What is asked: Output the material word for word. Leave each picture out.

Source data:
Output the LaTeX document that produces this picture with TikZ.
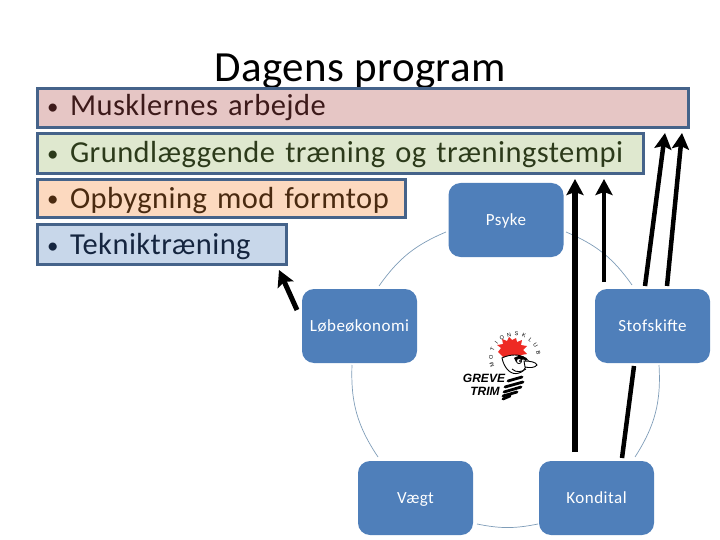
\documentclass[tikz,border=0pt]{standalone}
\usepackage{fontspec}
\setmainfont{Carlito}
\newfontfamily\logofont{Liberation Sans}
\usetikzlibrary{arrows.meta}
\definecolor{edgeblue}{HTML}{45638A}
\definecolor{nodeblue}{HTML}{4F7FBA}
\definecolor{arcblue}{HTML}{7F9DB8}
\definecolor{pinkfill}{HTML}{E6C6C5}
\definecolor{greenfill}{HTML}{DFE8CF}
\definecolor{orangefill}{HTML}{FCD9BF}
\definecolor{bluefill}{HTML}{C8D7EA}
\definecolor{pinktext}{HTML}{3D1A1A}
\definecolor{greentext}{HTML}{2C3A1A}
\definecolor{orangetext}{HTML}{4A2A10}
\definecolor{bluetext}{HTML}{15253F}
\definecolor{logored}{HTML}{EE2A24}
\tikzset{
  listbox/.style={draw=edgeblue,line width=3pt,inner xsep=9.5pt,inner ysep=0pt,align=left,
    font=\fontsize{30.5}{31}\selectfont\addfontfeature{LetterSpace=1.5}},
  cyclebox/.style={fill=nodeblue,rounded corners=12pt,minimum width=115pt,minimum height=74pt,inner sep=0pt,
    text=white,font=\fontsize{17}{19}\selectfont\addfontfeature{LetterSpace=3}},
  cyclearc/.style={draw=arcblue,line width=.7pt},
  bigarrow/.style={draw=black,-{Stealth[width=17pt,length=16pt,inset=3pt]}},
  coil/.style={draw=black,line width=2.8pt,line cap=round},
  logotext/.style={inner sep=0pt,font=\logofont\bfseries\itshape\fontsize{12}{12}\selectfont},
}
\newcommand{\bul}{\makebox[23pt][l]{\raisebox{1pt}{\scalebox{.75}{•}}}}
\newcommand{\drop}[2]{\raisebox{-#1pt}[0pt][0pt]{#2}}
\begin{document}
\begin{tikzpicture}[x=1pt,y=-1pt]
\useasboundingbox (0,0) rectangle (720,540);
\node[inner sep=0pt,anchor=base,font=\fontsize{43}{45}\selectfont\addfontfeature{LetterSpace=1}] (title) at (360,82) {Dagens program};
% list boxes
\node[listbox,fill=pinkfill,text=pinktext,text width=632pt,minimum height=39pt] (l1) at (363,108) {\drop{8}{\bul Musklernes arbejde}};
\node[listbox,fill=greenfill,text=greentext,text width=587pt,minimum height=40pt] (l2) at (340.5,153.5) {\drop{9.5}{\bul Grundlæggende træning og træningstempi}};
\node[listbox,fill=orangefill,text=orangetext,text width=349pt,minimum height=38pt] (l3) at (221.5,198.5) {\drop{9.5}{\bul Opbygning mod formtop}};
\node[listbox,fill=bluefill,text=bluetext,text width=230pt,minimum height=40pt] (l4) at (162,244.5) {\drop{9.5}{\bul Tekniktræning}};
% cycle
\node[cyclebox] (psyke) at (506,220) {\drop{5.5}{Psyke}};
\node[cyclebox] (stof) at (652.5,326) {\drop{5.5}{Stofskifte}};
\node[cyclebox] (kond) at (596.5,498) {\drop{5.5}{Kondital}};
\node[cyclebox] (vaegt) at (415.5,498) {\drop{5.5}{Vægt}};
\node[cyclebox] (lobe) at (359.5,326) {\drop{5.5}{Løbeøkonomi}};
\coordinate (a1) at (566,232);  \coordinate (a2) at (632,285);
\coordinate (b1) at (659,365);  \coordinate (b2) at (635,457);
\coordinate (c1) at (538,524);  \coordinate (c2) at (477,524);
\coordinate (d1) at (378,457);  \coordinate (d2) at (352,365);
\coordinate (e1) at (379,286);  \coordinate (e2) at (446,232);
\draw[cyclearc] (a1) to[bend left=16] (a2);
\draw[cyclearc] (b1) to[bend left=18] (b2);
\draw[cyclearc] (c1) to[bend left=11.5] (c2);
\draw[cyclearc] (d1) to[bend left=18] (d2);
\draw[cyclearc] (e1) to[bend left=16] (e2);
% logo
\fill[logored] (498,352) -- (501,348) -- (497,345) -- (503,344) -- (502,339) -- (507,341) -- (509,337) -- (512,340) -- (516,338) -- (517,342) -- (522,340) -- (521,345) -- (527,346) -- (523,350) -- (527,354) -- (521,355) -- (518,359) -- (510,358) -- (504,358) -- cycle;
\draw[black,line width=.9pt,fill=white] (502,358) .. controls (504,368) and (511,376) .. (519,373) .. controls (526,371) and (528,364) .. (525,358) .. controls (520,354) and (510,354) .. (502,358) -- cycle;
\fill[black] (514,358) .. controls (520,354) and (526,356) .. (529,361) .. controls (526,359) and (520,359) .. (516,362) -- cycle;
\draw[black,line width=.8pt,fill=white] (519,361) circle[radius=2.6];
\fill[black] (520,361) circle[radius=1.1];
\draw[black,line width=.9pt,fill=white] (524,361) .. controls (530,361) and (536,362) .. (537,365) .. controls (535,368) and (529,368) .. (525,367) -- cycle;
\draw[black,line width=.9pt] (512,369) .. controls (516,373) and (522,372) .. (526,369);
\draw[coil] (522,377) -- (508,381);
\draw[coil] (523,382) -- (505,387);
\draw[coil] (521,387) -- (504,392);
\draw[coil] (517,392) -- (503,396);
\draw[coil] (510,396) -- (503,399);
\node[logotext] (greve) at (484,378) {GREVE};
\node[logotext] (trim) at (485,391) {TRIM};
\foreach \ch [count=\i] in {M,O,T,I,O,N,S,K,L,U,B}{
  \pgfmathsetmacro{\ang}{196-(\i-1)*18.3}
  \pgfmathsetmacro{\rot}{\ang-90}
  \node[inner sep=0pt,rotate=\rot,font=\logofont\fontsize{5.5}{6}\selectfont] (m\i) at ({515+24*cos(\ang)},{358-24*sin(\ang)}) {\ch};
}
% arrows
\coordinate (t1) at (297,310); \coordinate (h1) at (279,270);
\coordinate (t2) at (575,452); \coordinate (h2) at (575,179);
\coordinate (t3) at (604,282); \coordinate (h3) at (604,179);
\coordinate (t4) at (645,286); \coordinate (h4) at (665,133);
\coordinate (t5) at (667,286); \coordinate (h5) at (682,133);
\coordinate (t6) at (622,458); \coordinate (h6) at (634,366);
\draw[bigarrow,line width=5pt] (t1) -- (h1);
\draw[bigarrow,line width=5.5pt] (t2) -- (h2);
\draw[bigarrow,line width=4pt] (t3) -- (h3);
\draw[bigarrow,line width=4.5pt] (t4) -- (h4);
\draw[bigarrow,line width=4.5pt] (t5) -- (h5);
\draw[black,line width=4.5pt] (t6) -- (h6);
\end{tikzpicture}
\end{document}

Answer to this exercise:
Output the LaTeX document that produces this picture with TikZ.
\documentclass[tikz,border=0pt]{standalone}
\usepackage{fontspec}
\setmainfont{Carlito}
\newfontfamily\logofont{Liberation Sans}
\usetikzlibrary{arrows.meta}
\definecolor{edgeblue}{HTML}{45638A}
\definecolor{nodeblue}{HTML}{4F7FBA}
\definecolor{arcblue}{HTML}{7F9DB8}
\definecolor{pinkfill}{HTML}{E6C6C5}
\definecolor{greenfill}{HTML}{DFE8CF}
\definecolor{orangefill}{HTML}{FCD9BF}
\definecolor{bluefill}{HTML}{C8D7EA}
\definecolor{pinktext}{HTML}{3D1A1A}
\definecolor{greentext}{HTML}{2C3A1A}
\definecolor{orangetext}{HTML}{4A2A10}
\definecolor{bluetext}{HTML}{15253F}
\definecolor{logored}{HTML}{EE2A24}
\tikzset{
  listbox/.style={draw=edgeblue,line width=3pt,inner xsep=9.5pt,inner ysep=0pt,align=left,
    font=\fontsize{30.5}{31}\selectfont\addfontfeature{LetterSpace=1.5}},
  cyclebox/.style={fill=nodeblue,rounded corners=12pt,minimum width=115pt,minimum height=74pt,inner sep=0pt,
    text=white,font=\fontsize{17}{19}\selectfont\addfontfeature{LetterSpace=3}},
  cyclearc/.style={draw=arcblue,line width=.7pt},
  bigarrow/.style={draw=black,-{Stealth[width=17pt,length=16pt,inset=3pt]}},
  coil/.style={draw=black,line width=2.8pt,line cap=round},
  logotext/.style={inner sep=0pt,font=\logofont\bfseries\itshape\fontsize{12}{12}\selectfont},
}
\newcommand{\bul}{\makebox[23pt][l]{\raisebox{1pt}{\scalebox{.75}{•}}}}
\newcommand{\drop}[2]{\raisebox{-#1pt}[0pt][0pt]{#2}}
\begin{document}
\begin{tikzpicture}[x=1pt,y=-1pt]
\useasboundingbox (0,0) rectangle (720,540);
\node[inner sep=0pt,anchor=base,font=\fontsize{43}{45}\selectfont\addfontfeature{LetterSpace=1}] (title) at (360,82) {Dagens program};
% list boxes
\node[listbox,fill=pinkfill,text=pinktext,text width=632pt,minimum height=39pt] (l1) at (363,108) {\drop{8}{\bul Musklernes arbejde}};
\node[listbox,fill=greenfill,text=greentext,text width=587pt,minimum height=40pt] (l2) at (340.5,153.5) {\drop{9.5}{\bul Grundlæggende træning og træningstempi}};
\node[listbox,fill=orangefill,text=orangetext,text width=349pt,minimum height=38pt] (l3) at (221.5,198.5) {\drop{9.5}{\bul Opbygning mod formtop}};
\node[listbox,fill=bluefill,text=bluetext,text width=230pt,minimum height=40pt] (l4) at (162,244.5) {\drop{9.5}{\bul Tekniktræning}};
% cycle
\node[cyclebox] (psyke) at (506,220) {\drop{5.5}{Psyke}};
\node[cyclebox] (stof) at (652.5,326) {\drop{5.5}{Stofskifte}};
\node[cyclebox] (kond) at (596.5,498) {\drop{5.5}{Kondital}};
\node[cyclebox] (vaegt) at (415.5,498) {\drop{5.5}{Vægt}};
\node[cyclebox] (lobe) at (359.5,326) {\drop{5.5}{Løbeøkonomi}};
\coordinate (a1) at (566,232);  \coordinate (a2) at (632,285);
\coordinate (b1) at (659,365);  \coordinate (b2) at (635,457);
\coordinate (c1) at (538,524);  \coordinate (c2) at (477,524);
\coordinate (d1) at (378,457);  \coordinate (d2) at (352,365);
\coordinate (e1) at (379,286);  \coordinate (e2) at (446,232);
\draw[cyclearc] (a1) to[bend left=16] (a2);
\draw[cyclearc] (b1) to[bend left=18] (b2);
\draw[cyclearc] (c1) to[bend left=11.5] (c2);
\draw[cyclearc] (d1) to[bend left=18] (d2);
\draw[cyclearc] (e1) to[bend left=16] (e2);
% logo
\fill[logored] (498,352) -- (501,348) -- (497,345) -- (503,344) -- (502,339) -- (507,341) -- (509,337) -- (512,340) -- (516,338) -- (517,342) -- (522,340) -- (521,345) -- (527,346) -- (523,350) -- (527,354) -- (521,355) -- (518,359) -- (510,358) -- (504,358) -- cycle;
\draw[black,line width=.9pt,fill=white] (502,358) .. controls (504,368) and (511,376) .. (519,373) .. controls (526,371) and (528,364) .. (525,358) .. controls (520,354) and (510,354) .. (502,358) -- cycle;
\fill[black] (514,358) .. controls (520,354) and (526,356) .. (529,361) .. controls (526,359) and (520,359) .. (516,362) -- cycle;
\draw[black,line width=.8pt,fill=white] (519,361) circle[radius=2.6];
\fill[black] (520,361) circle[radius=1.1];
\draw[black,line width=.9pt,fill=white] (524,361) .. controls (530,361) and (536,362) .. (537,365) .. controls (535,368) and (529,368) .. (525,367) -- cycle;
\draw[black,line width=.9pt] (512,369) .. controls (516,373) and (522,372) .. (526,369);
\draw[coil] (522,377) -- (508,381);
\draw[coil] (523,382) -- (505,387);
\draw[coil] (521,387) -- (504,392);
\draw[coil] (517,392) -- (503,396);
\draw[coil] (510,396) -- (503,399);
\node[logotext] (greve) at (484,378) {GREVE};
\node[logotext] (trim) at (485,391) {TRIM};
\foreach \ch [count=\i] in {M,O,T,I,O,N,S,K,L,U,B}{
  \pgfmathsetmacro{\ang}{196-(\i-1)*18.3}
  \pgfmathsetmacro{\rot}{\ang-90}
  \node[inner sep=0pt,rotate=\rot,font=\logofont\fontsize{5.5}{6}\selectfont] (m\i) at ({515+24*cos(\ang)},{358-24*sin(\ang)}) {\ch};
}
% arrows
\coordinate (t1) at (297,310); \coordinate (h1) at (279,270);
\coordinate (t2) at (575,452); \coordinate (h2) at (575,179);
\coordinate (t3) at (604,282); \coordinate (h3) at (604,179);
\coordinate (t4) at (645,286); \coordinate (h4) at (665,133);
\coordinate (t5) at (667,286); \coordinate (h5) at (682,133);
\coordinate (t6) at (622,458); \coordinate (h6) at (634,366);
\draw[bigarrow,line width=5pt] (t1) -- (h1);
\draw[bigarrow,line width=5.5pt] (t2) -- (h2);
\draw[bigarrow,line width=4pt] (t3) -- (h3);
\draw[bigarrow,line width=4.5pt] (t4) -- (h4);
\draw[bigarrow,line width=4.5pt] (t5) -- (h5);
\draw[black,line width=4.5pt] (t6) -- (h6);
\end{tikzpicture}
\end{document}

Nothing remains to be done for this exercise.